## The task
Reproduce the listing below exactly, beginning with its first line and ending with the line that holds "0.0151, 0.0045, 1e-6]"; pictures are not part of the copy.
··· Data block
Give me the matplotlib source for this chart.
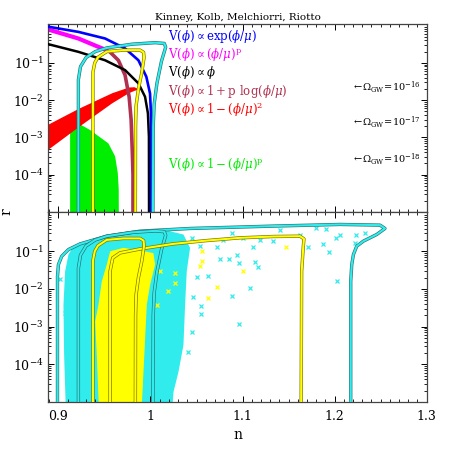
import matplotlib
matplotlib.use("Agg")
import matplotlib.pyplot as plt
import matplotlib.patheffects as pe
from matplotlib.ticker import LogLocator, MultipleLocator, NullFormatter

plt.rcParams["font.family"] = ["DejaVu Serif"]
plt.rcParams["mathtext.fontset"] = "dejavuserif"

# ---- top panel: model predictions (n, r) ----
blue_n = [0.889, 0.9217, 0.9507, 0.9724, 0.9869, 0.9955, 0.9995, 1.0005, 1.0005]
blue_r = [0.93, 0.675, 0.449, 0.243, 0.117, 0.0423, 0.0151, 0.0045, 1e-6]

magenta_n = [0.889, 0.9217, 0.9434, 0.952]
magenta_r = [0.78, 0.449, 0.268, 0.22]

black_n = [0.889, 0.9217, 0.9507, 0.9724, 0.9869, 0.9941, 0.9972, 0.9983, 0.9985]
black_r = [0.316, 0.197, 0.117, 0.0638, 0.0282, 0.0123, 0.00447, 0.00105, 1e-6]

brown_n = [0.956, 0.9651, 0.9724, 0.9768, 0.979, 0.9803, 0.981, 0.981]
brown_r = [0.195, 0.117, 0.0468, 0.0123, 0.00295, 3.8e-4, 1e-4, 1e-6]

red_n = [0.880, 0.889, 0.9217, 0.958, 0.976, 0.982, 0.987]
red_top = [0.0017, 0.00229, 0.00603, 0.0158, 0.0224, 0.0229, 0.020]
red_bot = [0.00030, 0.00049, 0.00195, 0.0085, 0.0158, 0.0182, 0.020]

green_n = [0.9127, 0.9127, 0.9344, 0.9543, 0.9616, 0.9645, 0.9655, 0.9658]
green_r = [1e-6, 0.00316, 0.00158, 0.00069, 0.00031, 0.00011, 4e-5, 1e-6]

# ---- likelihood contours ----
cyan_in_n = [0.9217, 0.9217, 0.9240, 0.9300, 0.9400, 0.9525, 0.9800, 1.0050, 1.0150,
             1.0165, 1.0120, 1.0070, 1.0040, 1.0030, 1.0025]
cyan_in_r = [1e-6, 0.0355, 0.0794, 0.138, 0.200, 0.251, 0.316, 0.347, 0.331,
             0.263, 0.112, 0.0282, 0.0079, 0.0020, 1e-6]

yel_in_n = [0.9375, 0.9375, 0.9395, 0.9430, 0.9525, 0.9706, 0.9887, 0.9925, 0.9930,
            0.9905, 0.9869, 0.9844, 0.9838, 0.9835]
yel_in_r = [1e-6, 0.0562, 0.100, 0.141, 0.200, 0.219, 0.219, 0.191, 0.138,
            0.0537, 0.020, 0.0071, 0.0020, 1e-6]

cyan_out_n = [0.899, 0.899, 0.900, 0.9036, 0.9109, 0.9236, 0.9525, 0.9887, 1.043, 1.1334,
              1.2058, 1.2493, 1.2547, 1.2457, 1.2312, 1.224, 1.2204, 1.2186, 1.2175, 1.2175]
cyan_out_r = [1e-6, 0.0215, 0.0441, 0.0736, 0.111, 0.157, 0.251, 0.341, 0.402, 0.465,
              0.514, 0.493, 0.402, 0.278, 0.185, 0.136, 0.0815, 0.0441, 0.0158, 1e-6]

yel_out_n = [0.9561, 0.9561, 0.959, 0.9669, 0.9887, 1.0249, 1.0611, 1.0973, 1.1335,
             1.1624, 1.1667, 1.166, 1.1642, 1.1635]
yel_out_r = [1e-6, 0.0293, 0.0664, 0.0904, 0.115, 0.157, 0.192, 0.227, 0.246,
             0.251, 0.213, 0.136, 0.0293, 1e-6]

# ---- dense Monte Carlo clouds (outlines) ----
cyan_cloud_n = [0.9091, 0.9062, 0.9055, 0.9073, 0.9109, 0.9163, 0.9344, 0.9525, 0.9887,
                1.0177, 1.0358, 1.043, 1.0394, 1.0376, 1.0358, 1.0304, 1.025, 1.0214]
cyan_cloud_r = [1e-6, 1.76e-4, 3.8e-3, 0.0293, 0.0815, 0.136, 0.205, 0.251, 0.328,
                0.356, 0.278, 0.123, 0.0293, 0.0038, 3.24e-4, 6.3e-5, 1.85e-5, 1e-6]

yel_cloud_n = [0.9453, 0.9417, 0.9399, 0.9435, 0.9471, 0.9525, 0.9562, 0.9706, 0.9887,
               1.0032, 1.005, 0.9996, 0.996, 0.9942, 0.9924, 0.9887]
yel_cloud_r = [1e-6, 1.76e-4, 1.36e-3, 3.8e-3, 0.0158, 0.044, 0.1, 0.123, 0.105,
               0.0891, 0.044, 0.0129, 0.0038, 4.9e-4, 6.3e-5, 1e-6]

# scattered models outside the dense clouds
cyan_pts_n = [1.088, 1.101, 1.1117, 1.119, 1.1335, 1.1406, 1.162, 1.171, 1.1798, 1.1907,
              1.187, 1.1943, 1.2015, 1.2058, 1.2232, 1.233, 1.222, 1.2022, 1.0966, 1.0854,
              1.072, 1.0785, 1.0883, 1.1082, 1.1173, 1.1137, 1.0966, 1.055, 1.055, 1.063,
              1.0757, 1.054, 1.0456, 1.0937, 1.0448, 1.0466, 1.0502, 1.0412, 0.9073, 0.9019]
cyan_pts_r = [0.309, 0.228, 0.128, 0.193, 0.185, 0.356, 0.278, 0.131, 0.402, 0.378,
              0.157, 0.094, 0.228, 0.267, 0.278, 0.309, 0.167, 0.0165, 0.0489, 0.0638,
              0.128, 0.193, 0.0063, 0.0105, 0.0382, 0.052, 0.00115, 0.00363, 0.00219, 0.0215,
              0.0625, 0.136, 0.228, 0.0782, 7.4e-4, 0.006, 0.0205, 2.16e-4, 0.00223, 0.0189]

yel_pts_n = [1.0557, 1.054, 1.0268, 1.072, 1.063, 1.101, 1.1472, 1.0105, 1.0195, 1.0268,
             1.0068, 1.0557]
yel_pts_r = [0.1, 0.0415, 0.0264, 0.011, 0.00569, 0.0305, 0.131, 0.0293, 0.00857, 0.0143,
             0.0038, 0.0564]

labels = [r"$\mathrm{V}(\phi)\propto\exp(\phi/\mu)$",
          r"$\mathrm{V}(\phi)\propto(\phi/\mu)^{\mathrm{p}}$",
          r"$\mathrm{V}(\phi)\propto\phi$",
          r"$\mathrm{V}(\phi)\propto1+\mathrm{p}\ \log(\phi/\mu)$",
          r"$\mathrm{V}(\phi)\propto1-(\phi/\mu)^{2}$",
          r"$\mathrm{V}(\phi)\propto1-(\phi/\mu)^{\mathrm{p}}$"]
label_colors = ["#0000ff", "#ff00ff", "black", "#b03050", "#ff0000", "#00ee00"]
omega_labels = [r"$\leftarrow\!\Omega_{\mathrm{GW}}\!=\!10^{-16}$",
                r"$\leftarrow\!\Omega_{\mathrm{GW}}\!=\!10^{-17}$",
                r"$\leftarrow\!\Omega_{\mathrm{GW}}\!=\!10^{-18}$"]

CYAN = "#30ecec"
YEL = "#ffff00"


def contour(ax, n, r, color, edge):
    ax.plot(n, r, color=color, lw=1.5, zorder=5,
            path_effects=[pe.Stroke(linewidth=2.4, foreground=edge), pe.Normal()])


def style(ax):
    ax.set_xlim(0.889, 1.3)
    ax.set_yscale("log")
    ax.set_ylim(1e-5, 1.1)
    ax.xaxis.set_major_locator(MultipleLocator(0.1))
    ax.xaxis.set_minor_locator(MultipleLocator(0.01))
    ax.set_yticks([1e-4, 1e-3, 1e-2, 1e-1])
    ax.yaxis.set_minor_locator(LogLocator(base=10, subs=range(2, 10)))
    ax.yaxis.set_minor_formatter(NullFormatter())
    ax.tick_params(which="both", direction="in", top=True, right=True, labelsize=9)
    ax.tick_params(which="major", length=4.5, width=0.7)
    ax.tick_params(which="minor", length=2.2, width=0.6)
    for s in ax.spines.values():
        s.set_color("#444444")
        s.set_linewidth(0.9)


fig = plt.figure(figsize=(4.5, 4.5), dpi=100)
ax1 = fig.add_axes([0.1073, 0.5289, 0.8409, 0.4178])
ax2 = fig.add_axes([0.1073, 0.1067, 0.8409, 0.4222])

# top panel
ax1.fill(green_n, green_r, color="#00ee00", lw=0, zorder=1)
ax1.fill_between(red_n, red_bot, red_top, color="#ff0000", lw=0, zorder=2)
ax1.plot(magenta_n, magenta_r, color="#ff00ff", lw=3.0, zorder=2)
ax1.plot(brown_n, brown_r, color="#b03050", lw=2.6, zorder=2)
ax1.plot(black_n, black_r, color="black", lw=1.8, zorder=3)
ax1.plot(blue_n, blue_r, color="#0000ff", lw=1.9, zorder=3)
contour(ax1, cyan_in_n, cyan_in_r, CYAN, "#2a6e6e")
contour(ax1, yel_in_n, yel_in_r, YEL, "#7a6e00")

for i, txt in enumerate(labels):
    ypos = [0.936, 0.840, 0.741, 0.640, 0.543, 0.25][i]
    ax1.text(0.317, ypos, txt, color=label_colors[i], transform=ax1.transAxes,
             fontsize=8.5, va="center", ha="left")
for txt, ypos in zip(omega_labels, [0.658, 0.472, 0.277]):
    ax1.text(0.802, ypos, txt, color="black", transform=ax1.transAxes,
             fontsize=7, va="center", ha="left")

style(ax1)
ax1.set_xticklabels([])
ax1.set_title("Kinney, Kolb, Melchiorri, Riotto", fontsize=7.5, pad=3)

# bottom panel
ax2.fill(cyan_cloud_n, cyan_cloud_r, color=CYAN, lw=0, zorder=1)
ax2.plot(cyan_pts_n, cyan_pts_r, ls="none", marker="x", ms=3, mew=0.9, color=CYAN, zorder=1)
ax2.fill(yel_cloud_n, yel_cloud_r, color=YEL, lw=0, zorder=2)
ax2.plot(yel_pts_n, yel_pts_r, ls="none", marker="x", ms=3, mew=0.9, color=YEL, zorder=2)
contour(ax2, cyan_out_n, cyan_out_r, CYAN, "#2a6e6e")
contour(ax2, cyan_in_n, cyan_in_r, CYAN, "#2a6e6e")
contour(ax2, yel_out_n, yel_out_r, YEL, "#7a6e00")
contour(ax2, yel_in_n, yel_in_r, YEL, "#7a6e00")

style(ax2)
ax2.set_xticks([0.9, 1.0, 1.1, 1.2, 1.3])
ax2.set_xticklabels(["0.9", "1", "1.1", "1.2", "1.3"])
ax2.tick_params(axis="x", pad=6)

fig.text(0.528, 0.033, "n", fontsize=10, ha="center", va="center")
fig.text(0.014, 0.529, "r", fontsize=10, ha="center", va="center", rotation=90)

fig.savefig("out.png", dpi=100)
······
## Result of this exercise
Give me the matplotlib source for this chart.
import matplotlib
matplotlib.use("Agg")
import matplotlib.pyplot as plt
import matplotlib.patheffects as pe
from matplotlib.ticker import LogLocator, MultipleLocator, NullFormatter

plt.rcParams["font.family"] = ["DejaVu Serif"]
plt.rcParams["mathtext.fontset"] = "dejavuserif"

# ---- top panel: model predictions (n, r) ----
blue_n = [0.889, 0.9217, 0.9507, 0.9724, 0.9869, 0.9955, 0.9995, 1.0005, 1.0005]
blue_r = [0.93, 0.675, 0.449, 0.243, 0.117, 0.0423, 0.0151, 0.0045, 1e-6]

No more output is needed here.